*TASK*: Starting at the first line of the listing below, repeat each line exactly until the line containing "(libtitle) at (1325,68)", which you include. Leave out pictures.
— BEGIN SUPPLIED DATA —
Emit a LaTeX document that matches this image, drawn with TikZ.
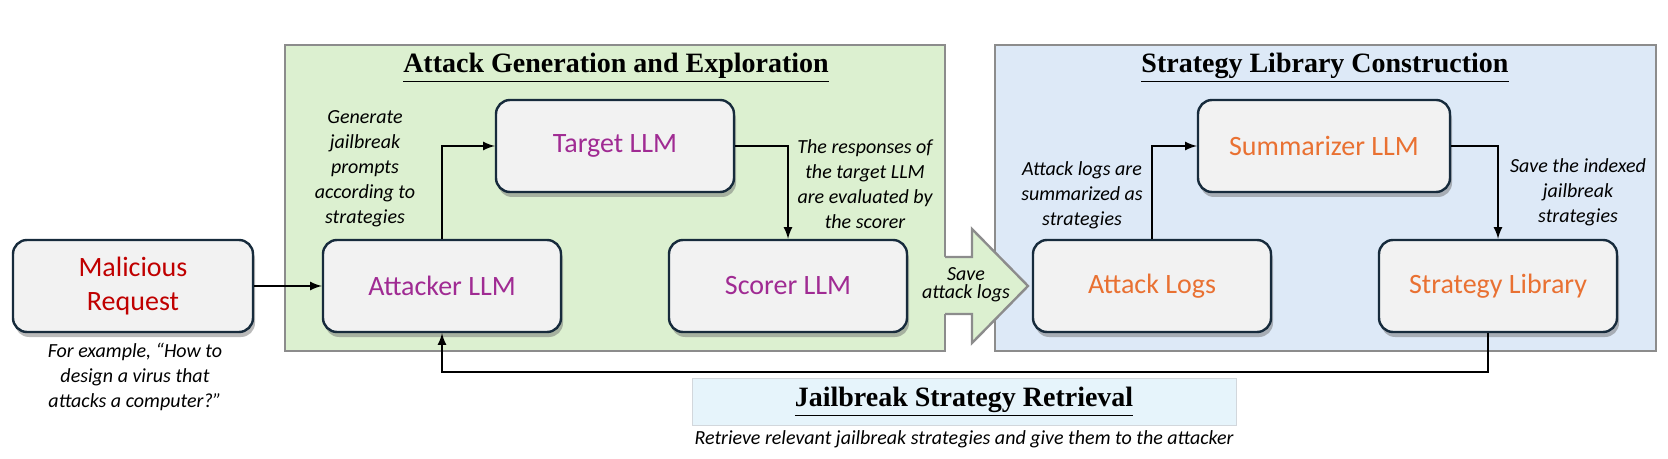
\documentclass[tikz,border=0pt]{standalone}
\usepackage{fontspec}
\setmainfont{Carlito}
\newfontfamily\titlefont{Liberation Serif}
\usepackage{tikz}
\usetikzlibrary{arrows,shapes,shadows}

\definecolor{greenbg}{RGB}{220,240,208}
\definecolor{bluebg}{RGB}{221,233,247}
\definecolor{retbg}{RGB}{230,244,251}
\definecolor{retline}{RGB}{210,215,220}
\definecolor{boxfill}{RGB}{242,242,242}
\definecolor{boxline}{RGB}{23,43,60}
\definecolor{panelline}{RGB}{140,140,140}
\definecolor{reqred}{RGB}{192,0,0}
\definecolor{llmpurple}{RGB}{160,43,147}
\definecolor{liborange}{RGB}{233,113,50}

\begin{document}
\begin{tikzpicture}[x=0.5pt,y=-0.5pt,
    llm/.style={draw=boxline, line width=1.2pt, fill=boxfill, rounded corners=7pt,
        minimum width=119pt, minimum height=46pt, align=center,
        font=\fontsize{14}{17}\selectfont,
        drop shadow={shadow xshift=1pt, shadow yshift=-2.5pt, fill=black!60, opacity=0.45}},
    note/.style={align=center, font=\fontsize{10}{12.5}\selectfont\itshape},
    title/.style={font=\fontsize{14}{17}\selectfont\titlefont\bfseries},
    panel/.style={draw=panelline, line width=1.2pt},
    link/.style={-latex, line width=1pt}]
    \useasboundingbox (0,0) rectangle (1668,459);

    % panels
    \draw[panel, fill=greenbg] (285,45) rectangle (945,351);
    \draw[panel, fill=bluebg] (995,45) rectangle (1656,351);
    \node[title] (gentitle) at (616,68) {\underline{Attack Generation and Exploration}};
    \node[title] (libtitle) at (1325,68) {\underline{Strategy Library Construction}};

    % boxes
    \node[llm, text=reqred, minimum width=120pt] (request) at (133,286) {Malicious\\Request};
    \node[llm, text=llmpurple] (attacker) at (442,286) {Attacker LLM};
    \node[llm, text=llmpurple] (target) at (615,146) {Target LLM};
    \node[llm, text=llmpurple] (scorer) at (788,286) {Scorer LLM};
    \node[llm, text=liborange] (logs) at (1152,286) {Attack Logs};
    \node[llm, text=liborange, minimum width=126pt] (summarizer) at (1324,146) {Summarizer LLM};
    \node[llm, text=liborange] (library) at (1498,286) {Strategy Library};

    % save arrow
    \fill[greenbg] (943,257) -- (972,257) -- (972,229) -- (1028,286) -- (972,343) -- (972,314) -- (943,314) -- cycle;
    \draw[panelline, line width=1.2pt] (945,257) -- (972,257) -- (972,229) -- (1028,286) -- (972,343) -- (972,314) -- (945,314);
    \node[note, font=\fontsize{10}{9}\selectfont\itshape] (savelogs) at (966,285) {Save\\attack logs};

    % notes
    \node[note] (gennote) at (365,169) {Generate\\jailbreak\\prompts\\according to\\strategies};
    \node[note] (scorenote) at (865,184) {The responses of\\the target LLM\\are evaluated by\\the scorer};
    \node[note] (sumnote) at (1082,195) {Attack logs are\\summarized as\\strategies};
    \node[note] (savenote) at (1578,192) {Save the indexed\\jailbreak\\strategies};
    \node[note] (example) at (135,377) {For example, “How to\\design a virus that\\attacks a computer?”};

    % links
    \draw[link] (request) -- (attacker);
    \draw[link] (attacker.north) |- (target.west);
    \draw[link] (target.east) -| (scorer.north);
    \draw[link] (logs.north) |- (summarizer.west);
    \draw[link] (summarizer.east) -| (library.north);
    \draw[link] ([xshift=-5pt]library.south) -- ++(0,39) -| (attacker.south);

    % retrieval
    \node[title, draw=retline, fill=retbg, minimum width=272pt, minimum height=23.5pt] (retrieval) at (964,402) {\underline{Jailbreak Strategy Retrieval}};
    \node[note] (retnote) at (964,439) {Retrieve relevant jailbreak strategies and give them to the attacker};
\end{tikzpicture}
\end{document}
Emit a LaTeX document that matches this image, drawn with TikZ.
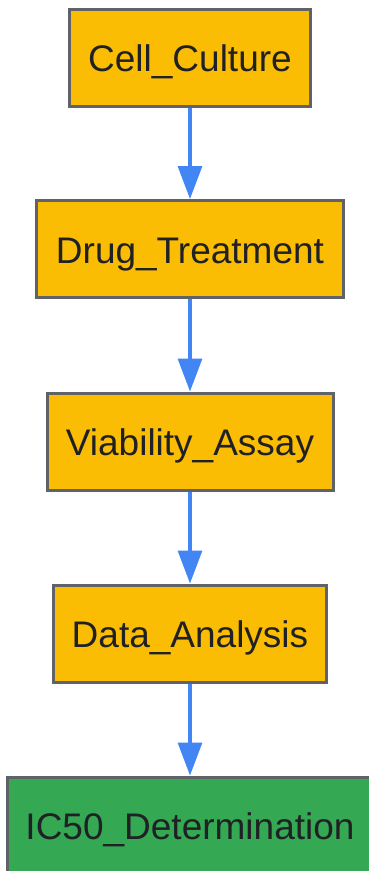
\documentclass[tikz,border=0pt]{standalone}
\usepackage{fontspec}
\setmainfont{Liberation Sans}
\usetikzlibrary{arrows.meta}
\definecolor{boxorange}{HTML}{FBBC04}
\definecolor{boxgreen}{HTML}{34A853}
\definecolor{boxborder}{HTML}{5F6368}
\definecolor{arrowblue}{HTML}{4285F4}
\definecolor{txt}{HTML}{202124}
\tikzset{
  stepbox/.style={draw=boxborder, line width=3pt, fill=boxorange, minimum height=97pt,
    inner sep=0pt, text height=28.5pt, text depth=0pt, text=txt, font=\fontsize{37}{44}\selectfont},
  endbox/.style={stepbox, fill=boxgreen},
  flow/.style={draw=arrowblue, line width=3.2pt, -{Triangle[length=33pt,width=24pt]}}
}
\begin{document}
\begin{tikzpicture}[x=1pt,y=-1pt]
\useasboundingbox (0,0) rectangle (369,871);
\node[stepbox, minimum width=241pt] (a) at (190,57.5) {Cell\_Culture};
\node[stepbox, minimum width=307pt] (b) at (190,249) {Drug\_Treatment};
\node[stepbox, minimum width=286pt] (c) at (190,441.5) {Viability\_Assay};
\node[stepbox, minimum width=273pt] (d) at (190,633.5) {Data\_Analysis};
\node[endbox, minimum width=365pt] (e) at (190,825.5) {IC50\_Determination};
\draw[flow] (a) -- (b);
\draw[flow] (b) -- (c);
\draw[flow] (c) -- (d);
\draw[flow] (d) -- (e);
\end{tikzpicture}
\end{document}
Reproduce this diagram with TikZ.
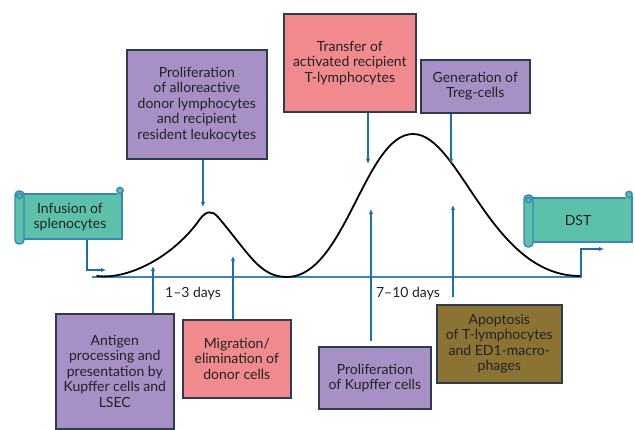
\documentclass[tikz,border=0pt]{standalone}
\usepackage{fontspec}
\setmainfont{Lato}
\usetikzlibrary{arrows.meta}
\definecolor{purp}{HTML}{A690C5}
\definecolor{pinkc}{HTML}{F08A8E}
\definecolor{olive}{HTML}{8B7334}
\definecolor{tealc}{HTML}{5CC0AA}
\definecolor{bord}{HTML}{2E3B4A}
\definecolor{arrblue}{HTML}{1F6FA0}
\definecolor{axblue}{HTML}{3A86B4}
\definecolor{txt}{HTML}{222222}
\tikzset{
  box/.style={draw=bord, line width=1.6pt, anchor=north west, inner sep=0pt, align=center,
    text=txt, font=\fontsize{14}{15.5}\selectfont},
  arr/.style={draw=arrblue, line width=1.3pt, -{Latex[length=5pt,width=4.5pt]}},
  scrollfill/.style={fill=tealc, draw=axblue, line width=1.4pt},
  lbl/.style={text=txt, font=\fontsize{14}{15.5}\selectfont, align=center}
}
\begin{document}
\begin{tikzpicture}[x=1pt,y=-1pt]
\useasboundingbox (0,0) rectangle (635,430);
\fill[white] (0,0) rectangle (635,430);

% axis and curve
\coordinate (ax0) at (92,277);
\coordinate (ax1) at (582,277);
\draw[axblue, line width=1.8pt] (ax0) -- (ax1);
\draw[black, line width=1.8pt, line cap=round]
  (97,276) .. controls (130,280) and (175,255) .. (200,219)
  .. controls (206,211) and (212,210) .. (218,217)
  .. controls (250,255) and (260,277) .. (287,277)
  .. controls (345,277) and (365,134) .. (413,134)
  .. controls (460,134) and (490,276) .. (580,276);

% scrolls
\begin{scope}
\fill[tealc] (20,194) rectangle (122,239);
\draw[axblue, line width=1.4pt] (20,194) -- (117,194) (122,192) -- (122,239) -- (20,239);
\draw[scrollfill, rounded corners=4pt] (15,191) rectangle (24,244);
\draw[scrollfill] (19.5,196) circle (2.6);
\draw[scrollfill] (120,190.5) circle (3.2);
\end{scope}
\node[lbl] (inf) at (70,217) {Infusion of\\splenocytes};

\begin{scope}
\fill[tealc] (529,198) rectangle (632,242);
\draw[axblue, line width=1.4pt] (529,198) -- (626,198) (632,196) -- (632,242) -- (529,242);
\draw[scrollfill, rounded corners=4pt] (524,195) rectangle (533,247);
\draw[scrollfill] (528.5,200) circle (2.6);
\draw[scrollfill] (629,194.5) circle (3.2);
\end{scope}
\node[lbl] (dst) at (578,220) {DST};

\coordinate (infb) at (87,240);
\coordinate (infc) at (87,270);
\coordinate (infe) at (106,270);
\draw[arr] (infb) -- (infc) -- (infe);
\coordinate (dsta) at (581,276);
\coordinate (dstc) at (581,249);
\coordinate (dste) at (604,249);
\draw[arr] (dsta) -- (dstc) -- (dste);

% top boxes
\node[box, fill=purp, minimum width=140pt, minimum height=109pt] (prolif) at (126,49)
  {Proliferation\\of alloreactive\\donor lymphocytes\\and recipient\\resident leukocytes};
\node[box, fill=pinkc, minimum width=132pt, minimum height=98pt] (transfer) at (283,13)
  {Transfer of\\activated recipient\\T-lymphocytes};
\node[box, fill=purp, minimum width=109pt, minimum height=53pt] (gen) at (420,59)
  {Generation of\\Treg-cells};

% bottom boxes
\node[box, fill=purp, minimum width=118pt, minimum height=115pt] (antigen) at (55,313)
  {Antigen\\processing and\\presentation by\\Kupffer cells and\\LSEC};
\node[box, fill=pinkc, minimum width=108pt, minimum height=78pt] (migr) at (182,319)
  {Migration/\\elimination of\\donor cells};
\node[box, fill=purp, minimum width=112pt, minimum height=62pt] (kupf) at (318,346)
  {Proliferation\\of Kupffer cells};
\node[box, fill=olive, minimum width=125pt, minimum height=78pt] (apop) at (436,304)
  {Apoptosis\\of T-lymphocytes\\and ED1-macro-\\phages};

% day labels
\node[lbl] (d1) at (193,294) {1–3 days};
\node[lbl] (d2) at (408,294) {7–10 days};

% down arrows
\coordinate (p1) at (203,207);
\coordinate (p2) at (368,164);
\coordinate (p3) at (451,164);
\draw[arr] (prolif.south -| p1) -- (p1);
\draw[arr] (transfer.south -| p2) -- (p2);
\draw[arr] (gen.south -| p3) -- (p3);

% up arrows
\coordinate (u1) at (153,266);
\coordinate (u2) at (233,256);
\coordinate (u3) at (371,209);
\coordinate (u4) at (453,205);
\draw[arr] (antigen.north -| u1) -- (u1);
\draw[arr] (migr.north -| u2) -- (u2);
\draw[arr] ([yshift=5pt]kupf.north -| u3) -- (u3);
\draw[arr] ([yshift=7pt]apop.north -| u4) -- (u4);
\end{tikzpicture}
\end{document}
— END SUPPLIED DATA —
*ANSWER BELOW*:
Emit a LaTeX document that matches this image, drawn with TikZ.
\documentclass[tikz,border=0pt]{standalone}
\usepackage{fontspec}
\setmainfont{Carlito}
\newfontfamily\titlefont{Liberation Serif}
\usepackage{tikz}
\usetikzlibrary{arrows,shapes,shadows}

\definecolor{greenbg}{RGB}{220,240,208}
\definecolor{bluebg}{RGB}{221,233,247}
\definecolor{retbg}{RGB}{230,244,251}
\definecolor{retline}{RGB}{210,215,220}
\definecolor{boxfill}{RGB}{242,242,242}
\definecolor{boxline}{RGB}{23,43,60}
\definecolor{panelline}{RGB}{140,140,140}
\definecolor{reqred}{RGB}{192,0,0}
\definecolor{llmpurple}{RGB}{160,43,147}
\definecolor{liborange}{RGB}{233,113,50}

\begin{document}
\begin{tikzpicture}[x=0.5pt,y=-0.5pt,
    llm/.style={draw=boxline, line width=1.2pt, fill=boxfill, rounded corners=7pt,
        minimum width=119pt, minimum height=46pt, align=center,
        font=\fontsize{14}{17}\selectfont,
        drop shadow={shadow xshift=1pt, shadow yshift=-2.5pt, fill=black!60, opacity=0.45}},
    note/.style={align=center, font=\fontsize{10}{12.5}\selectfont\itshape},
    title/.style={font=\fontsize{14}{17}\selectfont\titlefont\bfseries},
    panel/.style={draw=panelline, line width=1.2pt},
    link/.style={-latex, line width=1pt}]
    \useasboundingbox (0,0) rectangle (1668,459);

    % panels
    \draw[panel, fill=greenbg] (285,45) rectangle (945,351);
    \draw[panel, fill=bluebg] (995,45) rectangle (1656,351);
    \node[title] (gentitle) at (616,68) {\underline{Attack Generation and Exploration}};
    \node[title] (libtitle) at (1325,68) {\underline{Strategy Library Construction}};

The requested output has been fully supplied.